The key difference between Karnak and most of the other temples and sites in Egypt is the length of time over which it was developed and used. Approximately 30 pharaohs contributed to the buildings, enabling it to reach a size, complexity and diversity not seen elsewhere. Few of the individual features of Karnak are unique, but the sheer size and number of features makes it one of the most impressive temple complexes in Egypt.

The Hypostyle Hall
The Karnak complex includes several of the finest examples of ancient Egyptian design and architecture. Among them are the Hypostyle Hall, considered one of the world’s great architectural achievements.The Hypostyle hall, at 54,000 square feet, and with its 134 columns (the tallest of the 134 columns reaches a height of 23 meters) is still the largest room of any religious building in the world.

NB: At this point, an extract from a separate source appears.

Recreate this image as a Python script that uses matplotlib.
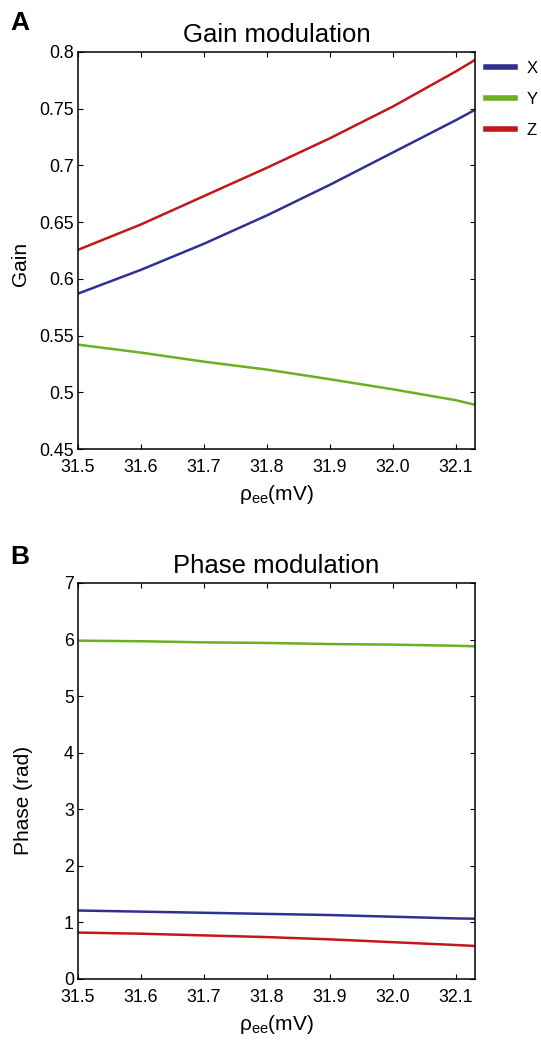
import matplotlib.pyplot as plt

plt.rcParams['font.family'] = ['Liberation Sans', 'DejaVu Sans']

# Data
rho = [31.5, 31.6, 31.7, 31.8, 31.9, 32.0, 32.1, 32.13]
gain_x = [0.587, 0.608, 0.631, 0.656, 0.683, 0.7115, 0.740, 0.749]
gain_y = [0.542, 0.535, 0.527, 0.520, 0.5115, 0.5026, 0.493, 0.489]
gain_z = [0.6256, 0.648, 0.673, 0.698, 0.724, 0.752, 0.783, 0.793]
phase_x = [1.21, 1.19, 1.17, 1.15, 1.13, 1.10, 1.07, 1.065]
phase_y = [5.98, 5.97, 5.95, 5.94, 5.92, 5.91, 5.89, 5.88]
phase_z = [0.82, 0.80, 0.77, 0.74, 0.70, 0.65, 0.60, 0.583]

labels = ['X', 'Y', 'Z']
colors = ['#2e3192', '#6ab023', '#c4161c']

xticks = [31.5, 31.6, 31.7, 31.8, 31.9, 32.0, 32.1]
gain_ticks = [0.45, 0.5, 0.55, 0.6, 0.65, 0.7, 0.75, 0.8]
gain_ticklabels = ['0.45', '0.5', '0.55', '0.6', '0.65', '0.7', '0.75', '0.8']
phase_ticks = [0, 1, 2, 3, 4, 5, 6, 7]

fig = plt.figure(figsize=(5.41, 10.44), dpi=100)
axA = fig.add_axes([0.1442, 0.5699, 0.7338, 0.3803])
axB = fig.add_axes([0.1442, 0.0623, 0.7338, 0.3793])

for ax, series in [(axA, [gain_x, gain_y, gain_z]), (axB, [phase_x, phase_y, phase_z])]:
    for vals, lab, col in zip(series, labels, colors):
        ax.plot(rho, vals, color=col, lw=1.8, label=lab)
    ax.set_xlim(31.5, 32.13)
    ax.set_xticks(xticks)
    ax.set_xticklabels([f'{t:.1f}' for t in xticks])
    ax.tick_params(direction='in', top=True, right=True, length=3.5, width=0.8,
                   labelsize=12.8)
    ax.tick_params(axis='x', pad=7.5)
    ax.tick_params(axis='y', pad=3)
    for s in ax.spines.values():
        s.set_linewidth(1.1)
    ax.set_xlabel(r'$\mathregular{ρ_{ee}}$(mV)', fontsize=15, labelpad=5)

axA.set_ylim(0.45, 0.8)
axA.set_yticks(gain_ticks)
axA.set_yticklabels(gain_ticklabels)
axA.set_ylabel('Gain', fontsize=15)
axA.yaxis.set_label_coords(-0.121, 0.465)
axA.set_title('Gain modulation', fontsize=18.5, pad=7)

axB.set_ylim(0, 7)
axB.set_yticks(phase_ticks)
axB.set_ylabel('Phase (rad)', fontsize=15)
axB.yaxis.set_label_coords(-0.113, 0.45)
axB.set_title('Phase modulation', fontsize=18.5, pad=7)

handles, labs = axA.get_legend_handles_labels()
leg = fig.legend(handles, labs, loc='upper left',
                 bbox_to_anchor=(486 / 541, 1 - 61 / 1044),
                 bbox_transform=fig.transFigure, frameon=False,
                 fontsize=12, handlelength=1.75, handletextpad=0.66,
                 labelspacing=0.95, borderpad=0, borderaxespad=0)
for h in leg.get_lines():
    h.set_linewidth(4)

fig.text(0.0185, 0.9777, 'A', fontsize=19, fontweight='bold', va='center')
fig.text(0.0185, 0.466, 'B', fontsize=19, fontweight='bold', va='center')

fig.savefig('out.png', dpi=100)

In this enormous forest of columns you get a genuine feeling of the wealth of the New Kingdom and of the importance of Amun as the State-God.

The Home of Amun
Karnak is the home of the god Amun who was an insignificant local god until the 12th dynasty when Thebes became the capital of Egypt. He was represented in his original state as a goose and later as a ram, at the height of his power he was shown as a human with a head dress of feathers - all that remained of the goose. In ancient times wars were not fought between countries but were considered as contests between gods. One deity subduing and replacing another, the victorious god and its people growing in strength. This is how Amun, with the help of Thutmose III and various other New Kingdom kings, rose to become the first supreme god of the known world and was hailed as God of gods. Little is known of him, unlike most other gods he has no legends or miracles to impress his worshippers and seems to be closer to an abstract idea of a godhead. His followers came from all the strata of society and he was known to some as 'Vizier of the poor.'

The most spectacular of the temples at Karnak is the Temple of Amun (Amun’s Precinct), the only section open to the public. This is entered via the Avenue of the Sphinxes, or Sacred Way, that once stretched the two miles from Karnak to Luxor Temple.

The Obelisk of Thutmose I, a 22m (71ft) monument, is the only one of four original obelisks that is still standing.

The Sacred Lake
All ancient Egyptian temples had a sacred lake, Karnak's is the largest. It was used during festivals when images of the gods would sail across it on golden barges. The water supply to the Sacred Lake, which symbolized the primeval ocean Nun, comes directly from the Nile. Next to the lake is a small café where you can pit stop in the shade and fantasize about the temple in its golden ages.

The vast majority of tourists visit Karnak Temple as part of an organised coach tour.